Le polemiche sull’acquisto degli F35 stanno assumendo, com è classico in Italia, le dimensioni della telenovela, come per il TAV per esempio. Un progetto firmato e ratificato negli ultimi 15 anni è venuto all’improvviso alla ribalta solo nell’ultimo anno ed è diventato il luogo in cui ognuno che ambisca a spendere soldi pubblici individua la fonte di risorse quasi infinite, spesso senza una idea precisa dell’ammontare della spesa.
A latere è tornata in voga la discussione sulle spese per la difesa, naturalmente complice la crisi economica, il desiderio di trovare un facile obiettivo per dei tagli che così risparmiassero altri settori come sanità, pensioni istruzione, ecc.
Quello che però va esaminato è il dato reale, comparato con i Paesi affini al nostro, perlomeno quelli europei.
Si può cominciare dal dato più recente di spesa per la difesa rispetto al PIL nel 2013:
Osserviamo che sono la Russia e alcuni Paesi ex sovietici ad essere in testa con anche più del 4% del PIL, ma spicca la Grecia che nonostante la crisi economica pesantissima destinava il 2,4% alla difesa, più della rivale Turchia.
L’Italia è circa a metà classifica con l‘1,6%, meno di Francia e Inghilterra che stanno appena sotto la Grecia, con il 2,2-2,3%, ma spendiamo più di Spagna e Germania, rispettivamente 0,9% e 1,4%.

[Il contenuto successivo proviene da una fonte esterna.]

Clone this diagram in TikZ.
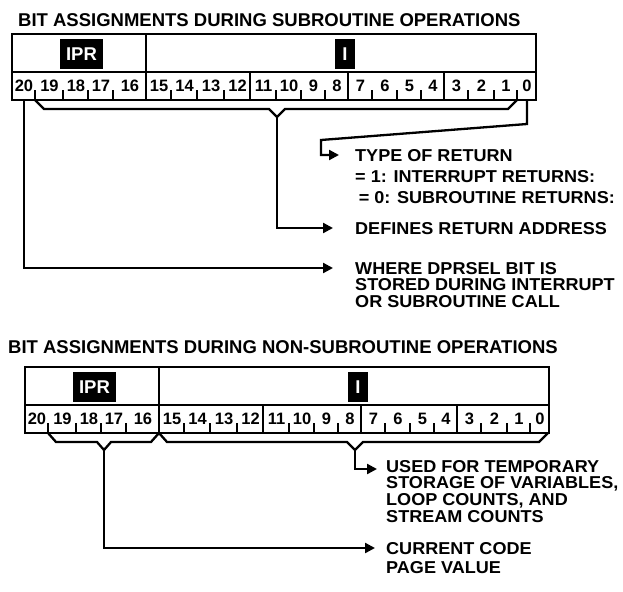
\documentclass[tikz,border=0pt]{standalone}
\usepackage{fontspec}
\setmainfont{Liberation Sans}
\newfontfamily\lblfont[FakeStretch=1.05]{Liberation Sans}
\usetikzlibrary{arrows.meta}
\newcommand\drawregister[1]{%
  \draw[reg] (12,34) rectangle (536,100);
  \draw[reg] (12,72) -- (536,72);
  \draw[reg] (146,34) -- (146,100);
  \foreach \x in {250,348,444} \draw[reg] (\x,72) -- (\x,100);
  \foreach \x in {35,63,88,113,171,197,224,276,301,325,372,397,421,468,494,517} \draw[reg] (\x,100) -- (\x,90);
  \foreach \n/\a/\b in {20/12/35,19/35/63,18/63/88,17/88/113,16/113/146,15/146/171,14/171/197,13/197/224,12/224/250,11/250/276,10/276/301,9/301/325,8/325/348,7/348/372,6/372/397,5/397/421,4/421/444,3/444/468,2/468/494,1/494/517,0/517/536}
    \node[bitnum] (#1b\n) at ({(\a+\b)/2+0.5},86) {\n};
  \node[blk, minimum width=43pt] (#1ipr) at (81.5,54) {IPR};
  \node[blk, minimum width=20pt] (#1i) at (345,54) {I};
}
\begin{document}
\begin{tikzpicture}[x=1pt,y=-1pt,
  reg/.style={line width=2.2pt},
  conn/.style={line width=2.3pt, line join=miter},
  arr/.style={conn,-{Triangle[length=10pt,width=10pt]}},
  ttl/.style={font=\bfseries\fontsize{18.5}{20}\selectfont, anchor=base west, inner sep=0pt},
  lbl/.style={font=\lblfont\bfseries\fontsize{17.2}{18}\selectfont, anchor=base west, inner sep=0pt, text height=12pt, text depth=0pt},
  bitnum/.style={font=\bfseries\fontsize{16.5}{16}\selectfont, inner sep=0pt},
  blk/.style={fill=black, text=white, font=\bfseries\fontsize{18.5}{20}\selectfont, inner sep=0pt, minimum height=30pt}
]
\useasboundingbox (0,0) rectangle (623,591);

% ---------- Upper register ----------
\node[ttl] (title1) at (18,26.6) {BIT ASSIGNMENTS DURING SUBROUTINE OPERATIONS};
\begin{scope}
  \drawregister{u}
\end{scope}
\coordinate (ub20) at (24,100);
\coordinate (ubrL) at (35,100);
\coordinate (ubrR) at (517,100);
\coordinate (ubrV) at (277,117);
\coordinate (ub0) at (527,100);
\draw[conn] (ubrL) -- (44,109) -- (269,109) -- (ubrV) -- (285,109) -- (508,109) -- (ubrR);

\node[lbl] (t1) at (355,161.1) {TYPE OF RETURN};
\node[lbl] (t2) at (355,182.1) {= 1: INTERRUPT RETURNS:};
\node[lbl] (t3) at (358.6,203.1) {= 0: SUBROUTINE RETURNS:};
\node[lbl] (t4) at (355,234.1) {DEFINES RETURN ADDRESS};
\node[lbl] (t5) at (355,274.1) {WHERE DPRSEL BIT IS};
\node[lbl] (t6) at (355,290.8) {STORED DURING INTERRUPT};
\node[lbl] (t7) at (355,307.5) {OR SUBROUTINE CALL};

\coordinate (a1) at (339,155);
\coordinate (a4) at (333,228);
\coordinate (a5) at (333,268);
\draw[arr] (ub0) -- (527,124) -- (321,140) -- (321,155) -- (a1);
\draw[arr] (ubrV) -- (277,228) -- (a4);
\draw[arr] (ub20) -- (24,268) -- (a5);

% ---------- Lower register ----------
\node[ttl] (title2) at (8,353.6) {BIT ASSIGNMENTS DURING NON-SUBROUTINE OPERATIONS};
\begin{scope}[shift={(13,332.7)}]
  \drawregister{l}
\end{scope}
\coordinate (lbrAL) at (48,433);
\coordinate (lbrAV) at (104,450);
\coordinate (ldiv) at (159,433);
\coordinate (lbrBV) at (355,450);
\coordinate (lbrBR) at (548,433);
\draw[conn] (lbrAL) -- (56,442) -- (97,442) -- (lbrAV) -- (111,442) -- (151,442) -- (ldiv);
\draw[conn] (ldiv) -- (167,442) -- (347,442) -- (lbrBV) -- (363,442) -- (539,442) -- (lbrBR);

\node[lbl] (s1) at (386,472.1) {USED FOR TEMPORARY};
\node[lbl] (s2) at (386,488.8) {STORAGE OF VARIABLES,};
\node[lbl] (s3) at (386,505.5) {LOOP COUNTS, AND};
\node[lbl] (s4) at (386,522.2) {STREAM COUNTS};
\node[lbl] (s5) at (386,554.1) {CURRENT CODE};
\node[lbl] (s6) at (386,573.1) {PAGE VALUE};

\coordinate (b1) at (377,469);
\coordinate (b2) at (375,548);
\draw[arr] (lbrBV) -- (355,469) -- (b1);
\draw[arr] (lbrAV) -- (104,548) -- (b2);
\end{tikzpicture}
\end{document}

Naturalmente qui contano alcuni dati storici più che l’impostazione economica scelta, se la Russia cerca di mantenere lo status di superpotenza di fronte a USA e Cina, la Francia e l’Inghilterra come potenze vincitrici della Seconda Guerra Mondiale hanno voluto condividere con gli USA il ruolo di potenze militari in Europa, oltre che mantenere una influenza nelle aree ex coloniali, come l’Africa (questo è vero soprttutto per la Francia). Viceversa il ricordo del nazismo per la Germania e del franchismo militarista per la Spagna hanno lasciato una impronta di ostilità a tutto ciò che è militare.
La Grecia ha mantenuto nel tempo l’anacronistica rivalità con la Turchia.
E’ però fondamentale osservare il trend, ovvero come è cambiata la spesa perlomeno negli ultimi 10 anni.
L’Italia ha una chiara tendenza a una diminuzione della spesa per la difesa, dal 2% al 1,6% del PIL, maggiore di quello degli altri principali Paesi che hanno ridotto il proprio impegno solo dello 0,1-0,3%.
Le Grecia ha l’andamento più irregolare, l’impennata fino al 2009 è il risultato di una spesa che non vuole essere compressa ma sale in termini relativi per la diminuzione del PIL a denominatore e solo dal 2010 scende, senza però riuscire a raggiungere il livello degli altri Paesi europei.
Quello che appare evidente in conclusione è che i margini per scendere al livello tedesco e quindi risparmiare ancora uno 0,5% di PIL ci può essere, ma il trend della spesa non qualifica certo la Difesa come il settore in cui lo Stato ha avuto le mani più bucate.